Entries with chart source code
.....
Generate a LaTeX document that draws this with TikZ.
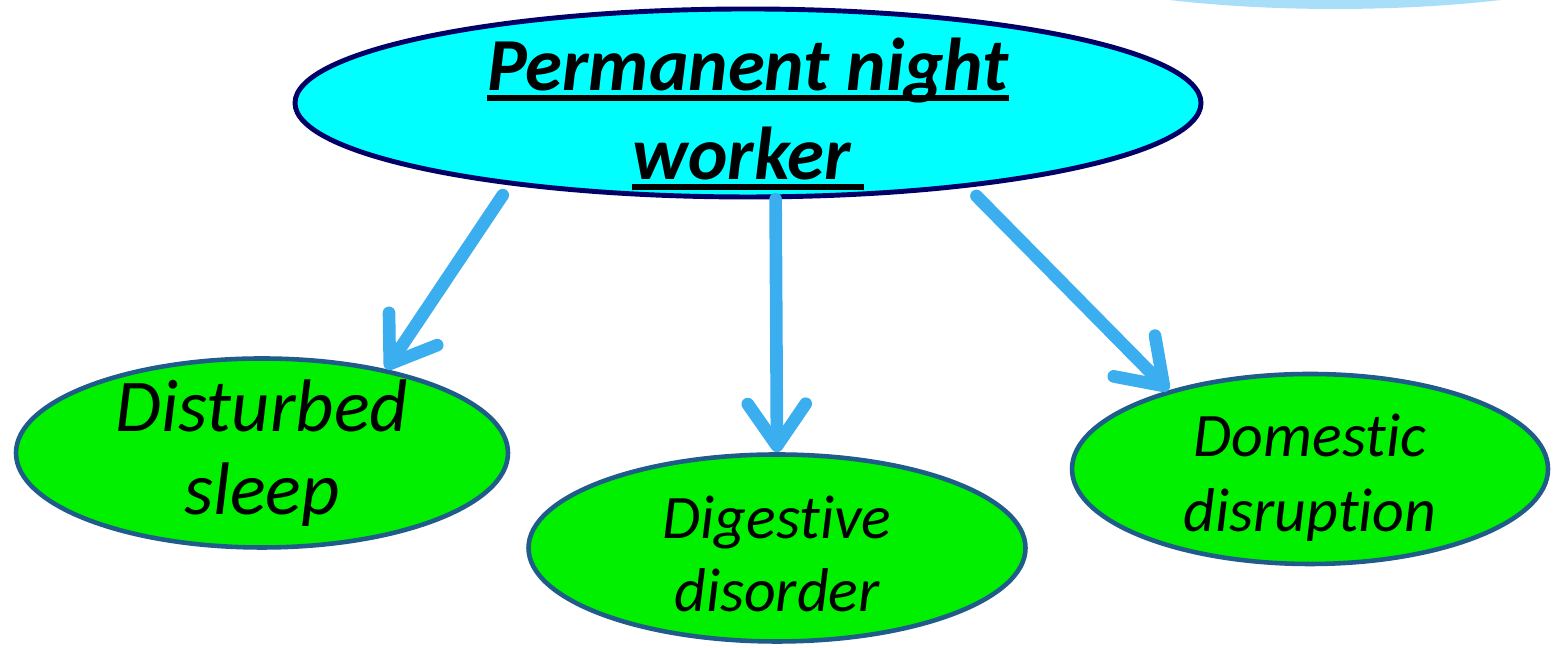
\documentclass[tikz,border=0pt]{standalone}
\usepackage{fontspec}
\setmainfont{Carlito}[Ligatures={TeX, NoCommon, NoContextual}]
\usetikzlibrary{shapes.geometric, arrows.meta}
\definecolor{cyanfill}{HTML}{00FFFF}
\definecolor{navyline}{HTML}{000066}
\definecolor{greenfill}{HTML}{00F000}
\definecolor{tealline}{HTML}{1F5C8A}
\definecolor{arrowblue}{HTML}{3BAEEF}
\definecolor{paleblue}{HTML}{A9DEF9}
\newcommand{\nightline}[1]{\leavevmode\setbox0\hbox{#1}\rlap{\rule[-2.9pt]{\wd0}{1.8pt}}\box0}

\begin{document}
\begin{tikzpicture}[
    rootbox/.style={ellipse, draw=navyline, fill=cyanfill, line width=1.4pt,
      inner xsep=0pt, inner ysep=-0.35cm, align=center},
    effectbox/.style={ellipse, draw=tealline, fill=greenfill, line width=1.3pt,
      inner xsep=0pt, inner ysep=-0.35cm, align=center},
    effectarrow/.style={draw=arrowblue, line width=3.6pt, line cap=round,
      -{Straight Barb[length=0.42cm, width=0.58cm, round]},
      preaction={draw=black!25, transform canvas={xshift=0.7pt, yshift=-0.7pt}}}
  ]
    \useasboundingbox (0,0) rectangle (15.54,6.48);
    \clip (0,0) rectangle (15.54,6.48);
    % Background shape
    \fill[paleblue] (13.35,7.19) ellipse [x radius=3.6, y radius=0.8];
    % Nodes
    \node[rootbox, minimum width=9.06cm, minimum height=1.88cm,
      font=\fontsize{21.3}{25.3}\selectfont\bfseries\itshape] (worker) at (7.48,5.45)
      {\rule{0pt}{1em}\nightline{Permanent night}\\\nightline{worker\,}};
    \node[effectbox, minimum width=4.92cm, minimum height=1.89cm,
      font=\fontsize{21.2}{23.8}\selectfont\itshape] (sleep) at (2.62,1.95)
      {Disturbed\\sleep};
    \node[effectbox, minimum width=4.97cm, minimum height=1.87cm,
      font=\fontsize{17.6}{20.8}\selectfont\itshape] (digest) at (7.77,1.00)
      {\rule{0pt}{0.87em}Digestive\\disorder};
    \node[effectbox, minimum width=4.76cm, minimum height=1.90cm,
      font=\fontsize{17.6}{21.3}\selectfont\itshape] (domestic) at (13.10,1.79)
      {\rule{0pt}{0.97em}Domestic\\disruption};
    % Arrows
    \draw[effectarrow, shorten <=0.12cm] (worker.199) -- (sleep.34);
    \draw[effectarrow] (worker.-74) -- (digest.90);
    \draw[effectarrow, shorten <=0.12cm] (worker.-21) -- (domestic.151);
\end{tikzpicture}
\end{document}
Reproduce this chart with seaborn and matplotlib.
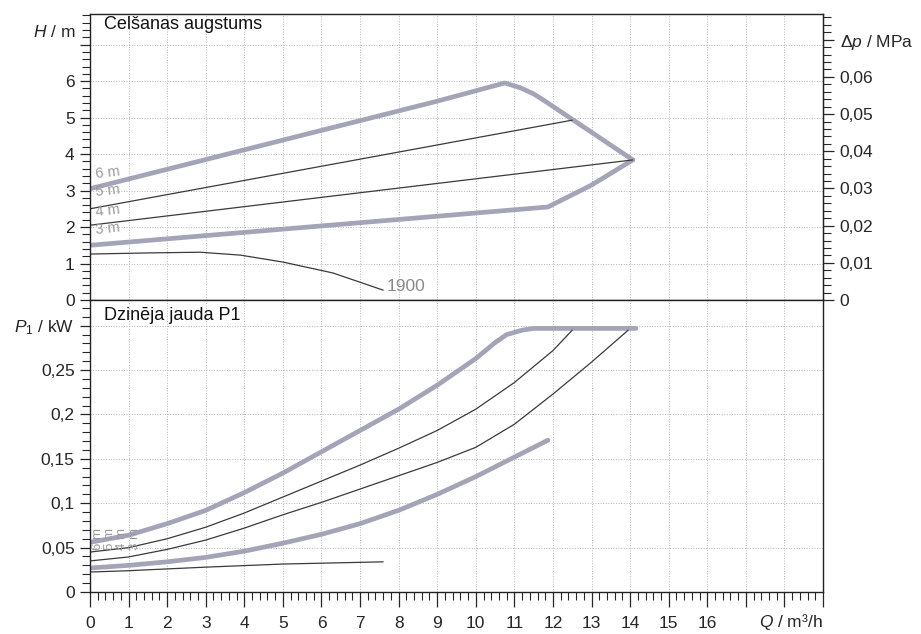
import numpy as np
import pandas as pd
import seaborn as sns
import matplotlib.pyplot as plt
from matplotlib.ticker import MultipleLocator, FixedLocator, FuncFormatter

# Head curves (Q in m3/h, H in m)
q_h6 = [0, 3, 6, 9, 10.75, 11.15, 11.5, 11.84, 14.07]
h_6 = [3.05, 3.85, 4.65, 5.45, 5.95, 5.82, 5.65, 5.42, 3.84]
q_h5 = [0, 12.5]
h_5 = [2.5, 4.93]
q_h4 = [0, 14.07]
h_4 = [2.05, 3.84]
q_h3 = [0, 11.87, 13.0, 14.07]
h_3 = [1.5, 2.55, 3.15, 3.84]
q_h1900 = [0, 1.5, 2.85, 3.9, 5.0, 6.3, 7.6]
h_1900 = [1.26, 1.29, 1.31, 1.23, 1.04, 0.74, 0.27]

# Power curves (P1 in kW)
q_p6 = [0, 1, 2, 3, 4, 5, 6, 7, 8, 9, 10, 10.5, 10.8, 11.2, 11.5, 14.15]
p_6 = [0.056, 0.064, 0.077, 0.092, 0.112, 0.134, 0.158, 0.182, 0.206, 0.233, 0.263, 0.281, 0.290, 0.295, 0.297, 0.297]
q_p5 = [0, 1, 2, 3, 4, 5, 6, 7, 8, 9, 10, 11, 12, 12.5]
p_5 = [0.045, 0.050, 0.060, 0.073, 0.089, 0.107, 0.125, 0.143, 0.162, 0.182, 0.206, 0.236, 0.272, 0.295]
q_p4 = [0, 1, 2, 3, 4, 5, 6, 7, 8, 9, 10, 11, 12, 13, 13.95]
p_4 = [0.035, 0.0395, 0.048, 0.0585, 0.072, 0.087, 0.101, 0.116, 0.131, 0.146, 0.163, 0.189, 0.223, 0.259, 0.295]
q_p3 = [0, 1, 2, 3, 4, 5, 6, 7, 8, 9, 10, 11, 11.87]
p_3 = [0.027, 0.030, 0.034, 0.039, 0.046, 0.055, 0.065, 0.077, 0.092, 0.110, 0.130, 0.152, 0.171]
q_p1900 = [0, 1, 3, 5, 7.6]
p_1900 = [0.0225, 0.024, 0.028, 0.0315, 0.034]

x_labels = [str(i) for i in range(17)] + ["", "", ""]
K = 0.00981  # MPa per m

sns.set_style("ticks")
plt.rcParams['font.family'] = ['Liberation Sans', 'DejaVu Sans']
plt.rcParams['mathtext.fontset'] = 'custom'
plt.rcParams['mathtext.rm'] = 'Liberation Sans'
plt.rcParams['mathtext.it'] = 'Liberation Sans:italic'

THICK = dict(color='#a4a4b8', lw=3.4)
THIN = dict(color='#3a3a3a', lw=0.9)
GRID = dict(color='#b5b5b5', lw=0.7, ls=':')
FS = 12.5


def comma(v, pos=None):
    return ('%g' % round(v, 4)).replace('.', ',')


fig = plt.figure(figsize=(9.21, 6.34), dpi=100)
ax1 = fig.add_axes([90 / 921, 1 - 300 / 634, 733 / 921, 286 / 634])
ax2 = fig.add_axes([90 / 921, 1 - 592 / 634, 733 / 921, 292 / 634])

for ax in (ax1, ax2):
    for s in ax.spines.values():
        s.set_color('#222222')
        s.set_linewidth(1.0)
    ax.set_xlim(0, 19)
    ax.xaxis.set_major_locator(MultipleLocator(1))
    ax.xaxis.set_minor_locator(MultipleLocator(0.2))
    ax.grid(True, which='major', **GRID)

# top panel
for q, h, st in [(q_h6, h_6, THICK), (q_h3, h_3, THICK), (q_h5, h_5, THIN),
                 (q_h4, h_4, THIN), (q_h1900, h_1900, THIN)]:
    sns.lineplot(x=q, y=h, ax=ax1, sort=False, estimator=None, **st)
ax1.set_ylim(0, 7.84)
ax1.yaxis.set_major_locator(FixedLocator(range(8)))
ax1.yaxis.set_minor_locator(MultipleLocator(0.2))
ax1.yaxis.set_major_formatter(FuncFormatter(lambda v, p: '' if v > 6.5 else comma(v)))
ax1.tick_params(axis='x', which='both', length=0, labelbottom=False)
ax1.tick_params(axis='y', which='major', direction='out', length=7, width=0.9, labelsize=FS, pad=4)
ax1.tick_params(axis='y', which='minor', direction='out', length=6, width=0.8)
ax1.set_xlabel('')
ax1.set_ylabel('')

sec = ax1.secondary_yaxis('right', functions=(lambda h: h * K, lambda p: p / K))
sec.yaxis.set_major_locator(FixedLocator(np.arange(0, 0.0701, 0.01)))
sec.yaxis.set_minor_locator(MultipleLocator(0.002))
sec.yaxis.set_major_formatter(FuncFormatter(lambda v, p: '$Δp$ / MPa' if v > 0.065 else comma(v)))
sec.tick_params(which='major', direction='out', length=8, width=0.9, labelsize=FS, pad=4)
sec.tick_params(which='minor', direction='out', length=6, width=0.8)
sec.spines['right'].set_color('#222222')

ax1.text(0.35, 7.55, 'Celšanas augstums', fontsize=13, color='#111111', va='center')
ax1.text(7.7, 0.36, '1900', fontsize=12.5, color='#8a8a8a', va='center')
for lab, yy in [('6 m', 3.5), ('5 m', 3.0), ('4 m', 2.45), ('3 m', 1.95)]:
    ax1.text(0.12, yy, lab, fontsize=10.5, color='#9a9a9a', va='center', rotation=6)
fig.text(75 / 921, 1 - 32 / 634, '$H$ / m', fontsize=FS, ha='right', va='center')

# bottom panel
for q, p, st in [(q_p6, p_6, THICK), (q_p3, p_3, THICK), (q_p5, p_5, THIN),
                 (q_p4, p_4, THIN), (q_p1900, p_1900, THIN)]:
    sns.lineplot(x=q, y=p, ax=ax2, sort=False, estimator=None, **st)
ax2.set_ylim(0, 0.329)
ax2.yaxis.set_major_locator(FixedLocator(np.arange(0, 0.301, 0.05)))
ax2.yaxis.set_minor_locator(MultipleLocator(0.01))
ax2.yaxis.set_major_formatter(FuncFormatter(lambda v, p: '$P_1$ / kW' if v > 0.28 else comma(v)))
ax2.set_xticks(range(20))
ax2.set_xticklabels(x_labels)
ax2.tick_params(axis='x', which='major', direction='out', length=11, width=0.9, labelsize=FS, pad=6)
ax2.tick_params(axis='x', which='minor', direction='out', length=6, width=0.8)
ax2.tick_params(axis='y', which='major', direction='out', length=7, width=0.9, labelsize=FS, pad=4)
ax2.tick_params(axis='y', which='minor', direction='out', length=6, width=0.8)
ax2.set_xlabel('')
ax2.set_ylabel('')

ax2.text(0.35, 0.311, 'Dzinēja jauda P1', fontsize=13, color='#111111', va='center')
for lab, xx in [('6 m', 0.2), ('5 m', 0.52), ('4 m', 0.84), ('3 m', 1.16)]:
    ax2.text(xx, 0.06, lab, fontsize=9.5, color='#9a9a9a', va='center', ha='center', rotation=90)
fig.text(823 / 921, 1 - 622 / 634, '$Q$ / m³/h', fontsize=FS, ha='right', va='center')

fig.savefig('out.png', dpi=100)
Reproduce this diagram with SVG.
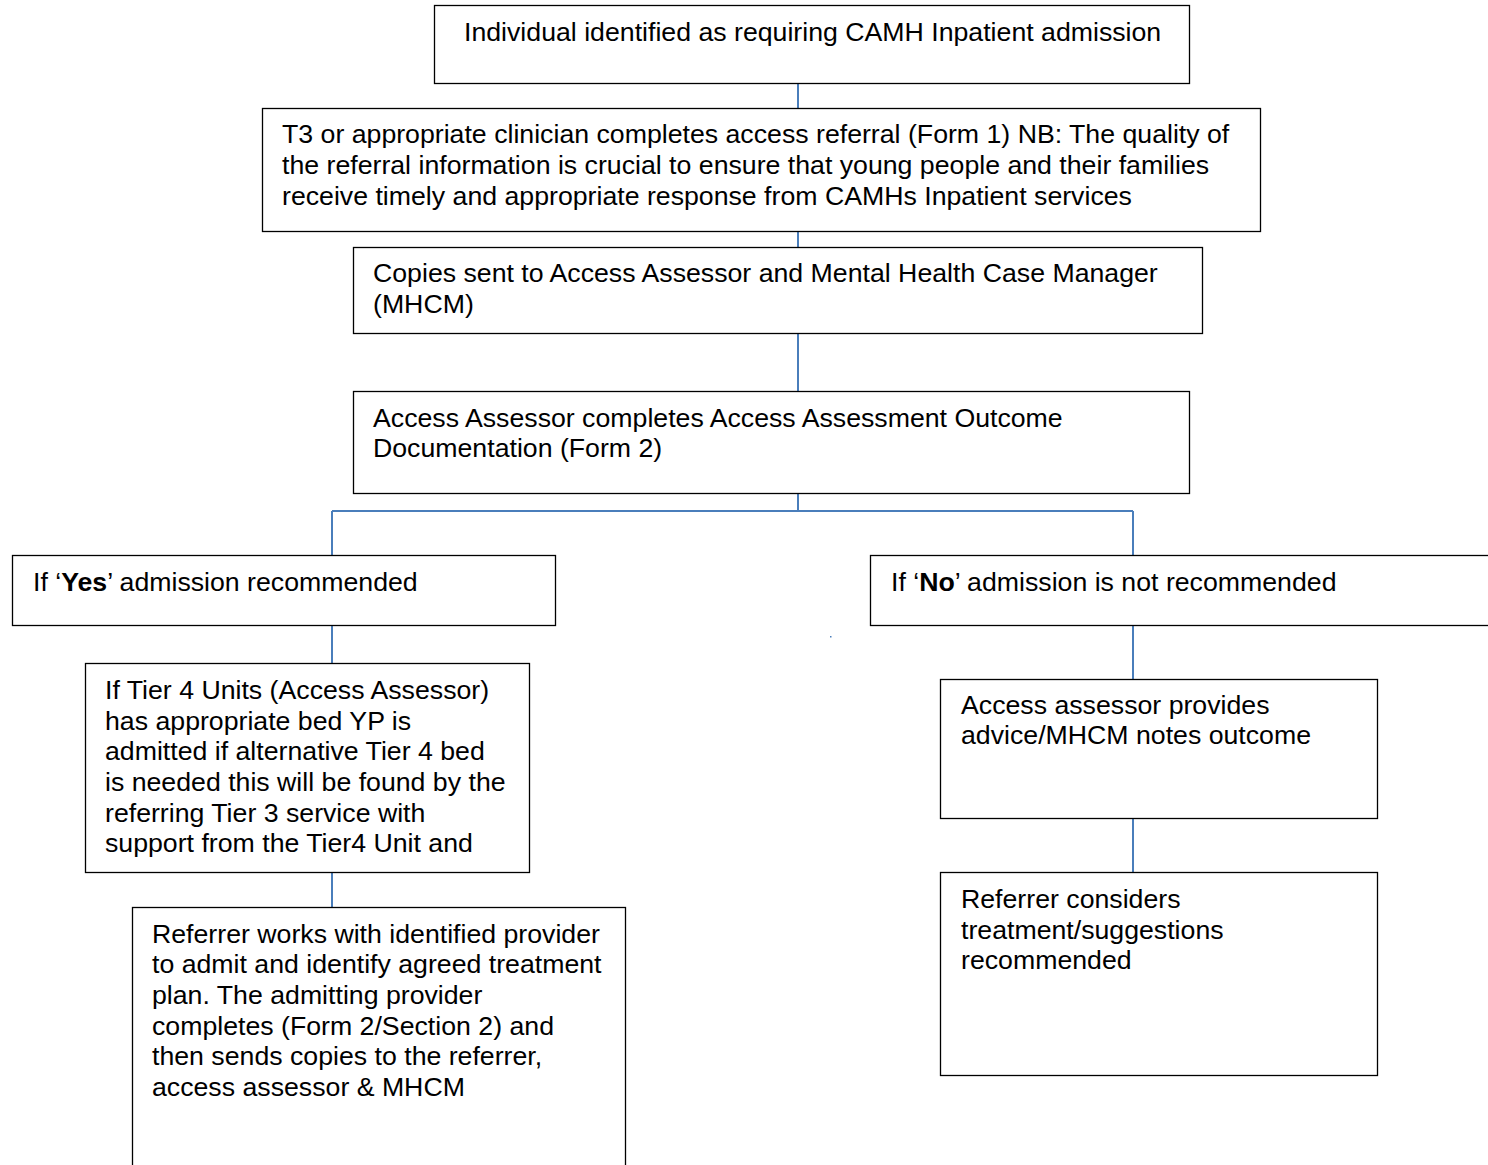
<svg xmlns="http://www.w3.org/2000/svg" width="1488" height="1165" viewBox="0 0 1488 1165">
<style>
.box{fill:#fff;stroke:#000;stroke-width:1.3}
.t{font-family:"Liberation Sans",Arial,sans-serif;font-size:26.7px;fill:#000}
.c{fill:none;stroke:#4a7ebb;stroke-width:2}
</style>
<rect width="1488" height="1165" fill="#fff"/>
<g id="connectors">
<path class="c" d="M798 83V108M798 232V247M798 334V391M798 494V511M332 511H1133M332 511V555M1133 511V555M332 626V663M332 873V907M1133 626V679M1133 819V872"/>
<rect x="830" y="636" width="1.5" height="1.5" fill="#4a7ebb"/>
</g>
<g id="n1"><rect class="box" x="434.5" y="5.5" width="755" height="78"/>
<text class="t" x="464" y="41">Individual identified as requiring CAMH Inpatient admission</text></g>
<g id="n2"><rect class="box" x="262.5" y="108.5" width="998" height="123"/>
<text class="t" x="282" y="143">T3 or appropriate clinician completes access referral (Form 1) NB: The quality of</text>
<text class="t" x="282" y="174">the referral information is crucial to ensure that young people and their families</text>
<text class="t" x="282" y="205">receive timely and appropriate response from CAMHs Inpatient services</text></g>
<g id="n3"><rect class="box" x="353.5" y="247.5" width="849" height="86"/>
<text class="t" x="373" y="282">Copies sent to Access Assessor and Mental Health Case Manager</text>
<text class="t" x="373" y="313">(MHCM)</text></g>
<g id="n4"><rect class="box" x="353.5" y="391.5" width="836" height="102"/>
<text class="t" x="373" y="427">Access Assessor completes Access Assessment Outcome</text>
<text class="t" x="373" y="457">Documentation (Form 2)</text></g>
<g id="n5"><rect class="box" x="12.5" y="555.5" width="543" height="70"/>
<text class="t" x="33" y="591">If ‘<tspan font-weight="bold">Yes</tspan>’ admission recommended</text></g>
<g id="n6"><rect class="box" x="870.5" y="555.5" width="640" height="70"/>
<text class="t" x="891" y="591">If ‘<tspan font-weight="bold">No</tspan>’ admission is not recommended</text></g>
<g id="n7"><rect class="box" x="85.5" y="663.5" width="444" height="209"/>
<text class="t" x="105" y="699">If Tier 4 Units (Access Assessor)</text>
<text class="t" x="105" y="730">has appropriate bed YP is</text>
<text class="t" x="105" y="760">admitted if alternative Tier 4 bed</text>
<text class="t" x="105" y="791">is needed this will be found by the</text>
<text class="t" x="105" y="822">referring Tier 3 service with</text>
<text class="t" x="105" y="852">support from the Tier4 Unit and</text></g>
<g id="n8"><rect class="box" x="132.5" y="907.5" width="493" height="280"/>
<text class="t" x="152" y="943">Referrer works with identified provider</text>
<text class="t" x="152" y="973">to admit and identify agreed treatment</text>
<text class="t" x="152" y="1004">plan. The admitting provider</text>
<text class="t" x="152" y="1035">completes (Form 2/Section 2) and</text>
<text class="t" x="152" y="1065">then sends copies to the referrer,</text>
<text class="t" x="152" y="1096">access assessor &amp; MHCM</text></g>
<g id="n9"><rect class="box" x="940.5" y="679.5" width="437" height="139"/>
<text class="t" x="961" y="714">Access assessor provides</text>
<text class="t" x="961" y="744">advice/MHCM notes outcome</text></g>
<g id="n10"><rect class="box" x="940.5" y="872.5" width="437" height="203"/>
<text class="t" x="961" y="908">Referrer considers</text>
<text class="t" x="961" y="939">treatment/suggestions</text>
<text class="t" x="961" y="969">recommended</text></g>
</svg>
.....
Exercise instructions
Taking the entries above, extract every line from the one bearing "Reproduce this chart" through the one bearing "h_1900 = [1.26, 1.29, 1.31, 1.23, 1.04, 0.74, 0.27]", exactly, with no pictures.

Task answer
Reproduce this chart with seaborn and matplotlib.
import numpy as np
import pandas as pd
import seaborn as sns
import matplotlib.pyplot as plt
from matplotlib.ticker import MultipleLocator, FixedLocator, FuncFormatter

# Head curves (Q in m3/h, H in m)
q_h6 = [0, 3, 6, 9, 10.75, 11.15, 11.5, 11.84, 14.07]
h_6 = [3.05, 3.85, 4.65, 5.45, 5.95, 5.82, 5.65, 5.42, 3.84]
q_h5 = [0, 12.5]
h_5 = [2.5, 4.93]
q_h4 = [0, 14.07]
h_4 = [2.05, 3.84]
q_h3 = [0, 11.87, 13.0, 14.07]
h_3 = [1.5, 2.55, 3.15, 3.84]
q_h1900 = [0, 1.5, 2.85, 3.9, 5.0, 6.3, 7.6]
h_1900 = [1.26, 1.29, 1.31, 1.23, 1.04, 0.74, 0.27]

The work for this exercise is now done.